===== ROWS

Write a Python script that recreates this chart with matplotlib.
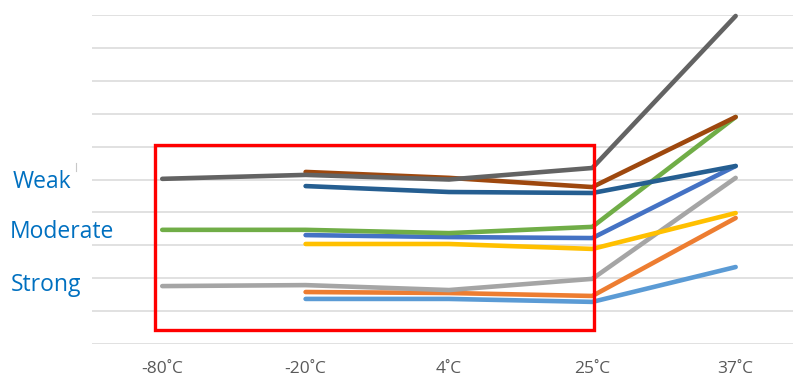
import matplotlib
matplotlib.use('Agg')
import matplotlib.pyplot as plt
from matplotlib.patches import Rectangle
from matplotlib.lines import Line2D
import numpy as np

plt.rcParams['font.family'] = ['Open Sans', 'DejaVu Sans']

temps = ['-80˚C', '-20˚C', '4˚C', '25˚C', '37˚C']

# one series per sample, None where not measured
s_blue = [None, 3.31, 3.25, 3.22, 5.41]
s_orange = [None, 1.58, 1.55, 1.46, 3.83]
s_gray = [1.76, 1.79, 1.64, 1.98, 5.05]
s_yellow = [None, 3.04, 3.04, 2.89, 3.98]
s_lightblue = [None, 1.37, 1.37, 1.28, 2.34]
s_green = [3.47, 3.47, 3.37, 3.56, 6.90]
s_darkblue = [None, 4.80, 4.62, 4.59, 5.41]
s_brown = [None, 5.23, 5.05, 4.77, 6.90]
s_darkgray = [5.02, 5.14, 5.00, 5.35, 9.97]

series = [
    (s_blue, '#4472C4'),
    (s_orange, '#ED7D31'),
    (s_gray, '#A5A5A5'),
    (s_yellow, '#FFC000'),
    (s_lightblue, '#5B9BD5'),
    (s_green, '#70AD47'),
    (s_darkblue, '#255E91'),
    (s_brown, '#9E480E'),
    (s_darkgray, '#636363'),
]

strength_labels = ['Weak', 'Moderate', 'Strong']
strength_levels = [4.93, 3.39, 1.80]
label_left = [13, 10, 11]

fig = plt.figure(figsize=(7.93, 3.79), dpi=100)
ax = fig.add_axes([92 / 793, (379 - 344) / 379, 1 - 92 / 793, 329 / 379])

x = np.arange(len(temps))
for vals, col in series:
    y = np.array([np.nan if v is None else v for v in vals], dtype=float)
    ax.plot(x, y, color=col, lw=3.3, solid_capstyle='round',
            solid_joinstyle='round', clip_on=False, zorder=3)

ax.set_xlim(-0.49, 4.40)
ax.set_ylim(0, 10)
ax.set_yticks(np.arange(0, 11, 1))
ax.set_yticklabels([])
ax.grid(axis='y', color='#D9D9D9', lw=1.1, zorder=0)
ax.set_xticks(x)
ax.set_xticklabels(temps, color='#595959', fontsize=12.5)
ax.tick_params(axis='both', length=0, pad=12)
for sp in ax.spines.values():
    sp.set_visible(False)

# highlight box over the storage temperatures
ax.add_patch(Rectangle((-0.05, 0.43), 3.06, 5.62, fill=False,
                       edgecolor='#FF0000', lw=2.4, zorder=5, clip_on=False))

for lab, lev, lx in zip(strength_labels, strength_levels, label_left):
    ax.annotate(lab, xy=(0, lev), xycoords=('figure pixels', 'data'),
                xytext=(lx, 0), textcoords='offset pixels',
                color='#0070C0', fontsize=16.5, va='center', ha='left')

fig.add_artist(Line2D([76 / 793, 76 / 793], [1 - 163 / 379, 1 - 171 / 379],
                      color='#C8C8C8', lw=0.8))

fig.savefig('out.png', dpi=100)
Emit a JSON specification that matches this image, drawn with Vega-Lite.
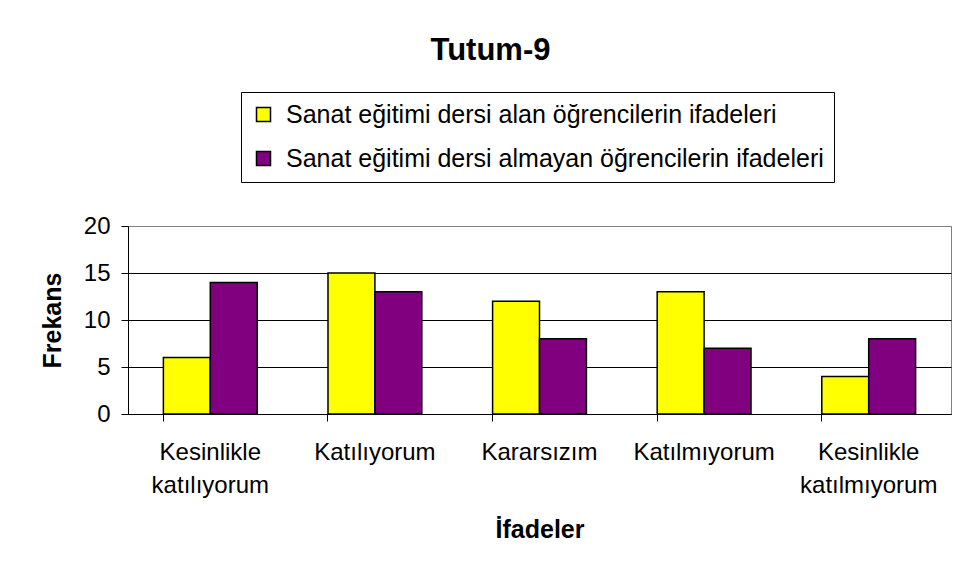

==========

**TASK PROMPT:** The records above are to be restated exactly, without their pictures.

**EXERCISE OUTPUT:**
Write a Python script that recreates this chart with matplotlib.
import matplotlib
matplotlib.use('Agg')
import matplotlib.pyplot as plt
from matplotlib.patches import Rectangle
from matplotlib.lines import Line2D
import numpy as np

plt.rcParams['font.family'] = ['Open Sans', 'DejaVu Sans']

temps = ['-80˚C', '-20˚C', '4˚C', '25˚C', '37˚C']

# one series per sample, None where not measured
s_blue = [None, 3.31, 3.25, 3.22, 5.41]
s_orange = [None, 1.58, 1.55, 1.46, 3.83]
s_gray = [1.76, 1.79, 1.64, 1.98, 5.05]
s_yellow = [None, 3.04, 3.04, 2.89, 3.98]
s_lightblue = [None, 1.37, 1.37, 1.28, 2.34]
s_green = [3.47, 3.47, 3.37, 3.56, 6.90]
s_darkblue = [None, 4.80, 4.62, 4.59, 5.41]
s_brown = [None, 5.23, 5.05, 4.77, 6.90]
s_darkgray = [5.02, 5.14, 5.00, 5.35, 9.97]

series = [
    (s_blue, '#4472C4'),
    (s_orange, '#ED7D31'),
    (s_gray, '#A5A5A5'),
    (s_yellow, '#FFC000'),
    (s_lightblue, '#5B9BD5'),
    (s_green, '#70AD47'),
    (s_darkblue, '#255E91'),
    (s_brown, '#9E480E'),
    (s_darkgray, '#636363'),
]

strength_labels = ['Weak', 'Moderate', 'Strong']
strength_levels = [4.93, 3.39, 1.80]
label_left = [13, 10, 11]

fig = plt.figure(figsize=(7.93, 3.79), dpi=100)
ax = fig.add_axes([92 / 793, (379 - 344) / 379, 1 - 92 / 793, 329 / 379])

x = np.arange(len(temps))
for vals, col in series:
    y = np.array([np.nan if v is None else v for v in vals], dtype=float)
    ax.plot(x, y, color=col, lw=3.3, solid_capstyle='round',
            solid_joinstyle='round', clip_on=False, zorder=3)

ax.set_xlim(-0.49, 4.40)
ax.set_ylim(0, 10)
ax.set_yticks(np.arange(0, 11, 1))
ax.set_yticklabels([])
ax.grid(axis='y', color='#D9D9D9', lw=1.1, zorder=0)
ax.set_xticks(x)
ax.set_xticklabels(temps, color='#595959', fontsize=12.5)
ax.tick_params(axis='both', length=0, pad=12)
for sp in ax.spines.values():
    sp.set_visible(False)

# highlight box over the storage temperatures
ax.add_patch(Rectangle((-0.05, 0.43), 3.06, 5.62, fill=False,
                       edgecolor='#FF0000', lw=2.4, zorder=5, clip_on=False))

for lab, lev, lx in zip(strength_labels, strength_levels, label_left):
    ax.annotate(lab, xy=(0, lev), xycoords=('figure pixels', 'data'),
                xytext=(lx, 0), textcoords='offset pixels',
                color='#0070C0', fontsize=16.5, va='center', ha='left')

fig.add_artist(Line2D([76 / 793, 76 / 793], [1 - 163 / 379, 1 - 171 / 379],
                      color='#C8C8C8', lw=0.8))

fig.savefig('out.png', dpi=100)
Emit a JSON specification that matches this image, drawn with Vega-Lite.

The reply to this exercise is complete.